#include <iostream> #include <vector> #include <time.h> typedef std::vector<double> DoubleVector; int main() { int nhist(70000); int nbins(2000); std::vector<DoubleVector*> dataY(nhist); std::vector<DoubleVector*> dataE(nhist); std::vector<DoubleVector*> dataX(nhist); #pragma omp parallel for for(int i = 0; i < nhist; ++i) { dataY[i] = new DoubleVector(nbins); dataE[i] = new DoubleVector(nbins); dataX[i] = new DoubleVector(nbins); } clock_t start = clock(); for(int i = 0; i < nhist; ++i) { delete dataY[i]; delete dataE[i]; delete dataX[i]; } clock_t now = clock(); const float retval = float(now - start)/CLOCKS_PER_SEC; std::cout << "Time for deallocation=" << retval << " seconds." << std::endl; return 0; }
The attached code demonstrates an issue that we have observed within our application that has been compiled using Visual Studio 2012 with Update 3.

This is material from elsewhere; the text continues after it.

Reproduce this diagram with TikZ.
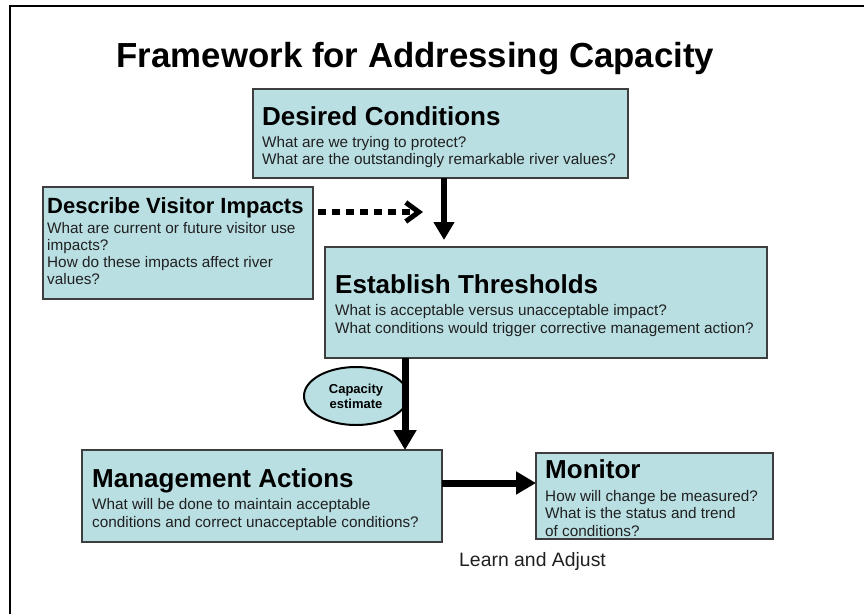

Allocating a large amount of memory while inside an OpenMP loop causes the deallocation time to increase quite severely. Running the above example code, in release mode, takes ~1s to deallocate all of the vectors on my system. If I comment out the '#pragma omp parallel for' line then the deallocation time drops to ~0.3s.
Furthermore, if I increase the value of the nbins parameter to ~2500 then the deallocation time is ~340s!
Can anyone offer an explanation for this significant difference?